Democrat. Republican. Republican. Democrat. Burger King. McDonalds. McDonalds. Burger King. What’s the difference? No matter which one I choose I’ll be getting indigestion and most likely acid. I want real change. I want a real steak. Not some warmed over version of the other one. It’s alleged that the Republicans used to be conservative. When was that? Don’t say Reagan. When he was a Democrat he voted for more liberal crap than I care to dredge up. Nixon? EEEEENNT! (That’s an obnoxious buzzer).

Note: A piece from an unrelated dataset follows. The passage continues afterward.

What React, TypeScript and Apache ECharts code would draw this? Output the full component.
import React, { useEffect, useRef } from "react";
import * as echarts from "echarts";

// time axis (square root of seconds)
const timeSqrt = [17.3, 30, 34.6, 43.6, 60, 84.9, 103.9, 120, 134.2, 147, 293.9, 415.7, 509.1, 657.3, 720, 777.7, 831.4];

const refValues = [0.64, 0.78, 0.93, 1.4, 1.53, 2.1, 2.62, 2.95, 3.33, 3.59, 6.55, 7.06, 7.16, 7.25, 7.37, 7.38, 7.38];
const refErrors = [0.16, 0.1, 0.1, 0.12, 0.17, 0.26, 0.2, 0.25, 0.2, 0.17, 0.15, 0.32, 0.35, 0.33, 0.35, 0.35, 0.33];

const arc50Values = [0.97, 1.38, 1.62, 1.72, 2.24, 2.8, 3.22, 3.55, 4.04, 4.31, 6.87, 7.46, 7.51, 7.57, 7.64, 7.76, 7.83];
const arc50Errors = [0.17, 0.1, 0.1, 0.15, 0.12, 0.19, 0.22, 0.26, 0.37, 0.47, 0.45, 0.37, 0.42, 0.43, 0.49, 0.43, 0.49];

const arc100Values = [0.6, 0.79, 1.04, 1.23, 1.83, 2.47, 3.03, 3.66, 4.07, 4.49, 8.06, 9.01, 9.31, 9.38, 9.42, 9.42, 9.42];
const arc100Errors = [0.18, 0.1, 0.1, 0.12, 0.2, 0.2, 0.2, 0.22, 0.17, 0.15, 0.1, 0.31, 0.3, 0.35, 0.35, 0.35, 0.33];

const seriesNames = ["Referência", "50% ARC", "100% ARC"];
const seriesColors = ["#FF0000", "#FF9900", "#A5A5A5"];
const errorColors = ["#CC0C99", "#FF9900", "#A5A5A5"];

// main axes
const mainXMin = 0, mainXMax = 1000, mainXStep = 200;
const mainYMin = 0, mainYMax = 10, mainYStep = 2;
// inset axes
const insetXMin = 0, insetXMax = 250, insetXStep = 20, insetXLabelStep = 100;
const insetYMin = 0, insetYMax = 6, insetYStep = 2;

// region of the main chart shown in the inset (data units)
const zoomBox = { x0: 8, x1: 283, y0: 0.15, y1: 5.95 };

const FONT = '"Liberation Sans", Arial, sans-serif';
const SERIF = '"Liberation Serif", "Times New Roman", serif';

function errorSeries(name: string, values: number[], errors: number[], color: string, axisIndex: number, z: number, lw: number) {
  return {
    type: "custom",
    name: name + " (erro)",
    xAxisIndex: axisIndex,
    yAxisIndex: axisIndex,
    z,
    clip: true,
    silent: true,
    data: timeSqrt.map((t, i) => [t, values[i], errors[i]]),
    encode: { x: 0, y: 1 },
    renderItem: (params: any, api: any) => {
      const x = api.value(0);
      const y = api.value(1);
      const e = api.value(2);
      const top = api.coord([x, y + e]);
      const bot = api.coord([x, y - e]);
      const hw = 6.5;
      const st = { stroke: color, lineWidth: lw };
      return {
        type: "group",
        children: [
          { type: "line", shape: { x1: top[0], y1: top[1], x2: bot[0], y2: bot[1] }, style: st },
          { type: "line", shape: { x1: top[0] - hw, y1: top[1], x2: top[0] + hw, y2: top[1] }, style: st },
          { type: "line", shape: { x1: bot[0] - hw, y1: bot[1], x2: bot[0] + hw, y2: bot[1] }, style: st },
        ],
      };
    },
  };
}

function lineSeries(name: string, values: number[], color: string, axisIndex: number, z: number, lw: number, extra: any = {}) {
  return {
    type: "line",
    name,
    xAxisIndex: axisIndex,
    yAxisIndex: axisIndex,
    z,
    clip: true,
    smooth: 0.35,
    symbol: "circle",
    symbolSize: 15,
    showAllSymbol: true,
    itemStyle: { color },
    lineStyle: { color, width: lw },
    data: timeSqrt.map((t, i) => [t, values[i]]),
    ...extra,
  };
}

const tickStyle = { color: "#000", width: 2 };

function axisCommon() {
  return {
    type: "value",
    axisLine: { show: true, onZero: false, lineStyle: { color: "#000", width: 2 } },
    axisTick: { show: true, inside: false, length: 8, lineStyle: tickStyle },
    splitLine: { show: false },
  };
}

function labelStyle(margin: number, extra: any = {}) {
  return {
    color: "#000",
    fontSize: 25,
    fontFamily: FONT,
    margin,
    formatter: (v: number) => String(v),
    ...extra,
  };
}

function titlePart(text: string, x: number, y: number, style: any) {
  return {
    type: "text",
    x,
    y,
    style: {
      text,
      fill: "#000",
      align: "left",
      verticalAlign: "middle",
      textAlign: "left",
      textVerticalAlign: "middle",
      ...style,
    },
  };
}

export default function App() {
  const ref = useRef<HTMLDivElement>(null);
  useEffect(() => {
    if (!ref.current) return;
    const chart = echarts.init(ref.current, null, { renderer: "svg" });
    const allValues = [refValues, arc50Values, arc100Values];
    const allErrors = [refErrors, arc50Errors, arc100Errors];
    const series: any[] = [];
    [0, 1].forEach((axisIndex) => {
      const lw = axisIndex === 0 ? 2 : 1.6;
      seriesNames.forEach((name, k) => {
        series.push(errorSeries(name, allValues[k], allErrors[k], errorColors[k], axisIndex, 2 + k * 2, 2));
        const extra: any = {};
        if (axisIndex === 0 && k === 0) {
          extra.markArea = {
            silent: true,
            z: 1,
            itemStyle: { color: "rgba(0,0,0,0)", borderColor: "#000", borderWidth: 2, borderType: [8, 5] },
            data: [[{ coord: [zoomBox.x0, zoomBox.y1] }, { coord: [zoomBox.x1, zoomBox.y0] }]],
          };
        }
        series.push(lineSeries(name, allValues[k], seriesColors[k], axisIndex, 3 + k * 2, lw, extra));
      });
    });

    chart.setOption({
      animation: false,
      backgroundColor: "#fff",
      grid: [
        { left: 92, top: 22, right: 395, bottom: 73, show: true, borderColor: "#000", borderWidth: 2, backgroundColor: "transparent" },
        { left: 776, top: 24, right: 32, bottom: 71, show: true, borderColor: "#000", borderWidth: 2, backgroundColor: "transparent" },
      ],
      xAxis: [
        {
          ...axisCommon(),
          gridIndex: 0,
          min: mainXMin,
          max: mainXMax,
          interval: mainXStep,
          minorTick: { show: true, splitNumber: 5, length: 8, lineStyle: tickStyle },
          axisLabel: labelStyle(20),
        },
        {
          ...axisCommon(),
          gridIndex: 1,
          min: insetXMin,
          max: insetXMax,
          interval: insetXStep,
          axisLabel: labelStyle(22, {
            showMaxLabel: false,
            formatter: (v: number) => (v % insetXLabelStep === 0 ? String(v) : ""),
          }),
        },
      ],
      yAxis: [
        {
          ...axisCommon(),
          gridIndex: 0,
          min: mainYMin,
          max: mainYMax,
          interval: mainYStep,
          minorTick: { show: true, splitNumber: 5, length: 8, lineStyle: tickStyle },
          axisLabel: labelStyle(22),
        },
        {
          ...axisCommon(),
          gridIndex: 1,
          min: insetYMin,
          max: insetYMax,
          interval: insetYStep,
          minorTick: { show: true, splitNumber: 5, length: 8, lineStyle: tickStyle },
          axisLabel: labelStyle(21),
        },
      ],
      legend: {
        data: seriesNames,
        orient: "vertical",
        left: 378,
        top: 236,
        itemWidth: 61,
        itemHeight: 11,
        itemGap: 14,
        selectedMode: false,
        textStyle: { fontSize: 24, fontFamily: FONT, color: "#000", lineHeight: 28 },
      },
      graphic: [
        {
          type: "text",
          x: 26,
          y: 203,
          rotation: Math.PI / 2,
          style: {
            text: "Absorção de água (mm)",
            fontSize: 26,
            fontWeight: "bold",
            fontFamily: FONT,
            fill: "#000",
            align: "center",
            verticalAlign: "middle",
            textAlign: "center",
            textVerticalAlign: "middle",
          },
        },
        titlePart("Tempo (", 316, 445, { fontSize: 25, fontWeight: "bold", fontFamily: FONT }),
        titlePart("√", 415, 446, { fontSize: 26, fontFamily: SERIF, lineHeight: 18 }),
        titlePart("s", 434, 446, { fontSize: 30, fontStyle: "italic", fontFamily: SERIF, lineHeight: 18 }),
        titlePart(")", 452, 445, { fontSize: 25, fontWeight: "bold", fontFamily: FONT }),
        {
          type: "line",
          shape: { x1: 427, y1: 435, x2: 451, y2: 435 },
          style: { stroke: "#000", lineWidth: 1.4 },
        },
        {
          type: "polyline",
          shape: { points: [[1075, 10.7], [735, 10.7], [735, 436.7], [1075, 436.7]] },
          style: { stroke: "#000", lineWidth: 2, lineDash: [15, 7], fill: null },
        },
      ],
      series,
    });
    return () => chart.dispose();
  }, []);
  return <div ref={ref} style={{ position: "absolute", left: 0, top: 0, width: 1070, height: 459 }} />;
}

This partisanship is destroying our country. That’s what’s doing it. Can’t you see. People, good people, on both sides of the aisle want the same things for their families. But fecal matter such as Jesse Jackson, Wayne LaPierre and the rest of the dividers strive to keep us from getting together because they know that if we do, their gig is up. No more gravy train for them. This is a heart felt appeal.  Don’t count on Sir Ted and Newt to do it. They can’t see past the pledge pin on their lapel.

You, over there on the left. Curious George don’t care. Blame him all you want. He’s got his bonanza. He’ll live happily ever after. You, over there on the right, thinking you’re right. Barrack don’t care. He’s in like Flynn. His gravy train is set. Him and the girls will be living the high life until they die. How do you like that. You’re going to pay for it. That’s a period. You’re going to pay for it period. Even if he’s impeached, you’re going to pay for it.

Stop the bickering. Get together and plot a course for the future. Then as Captain Kirk used to say, Engage.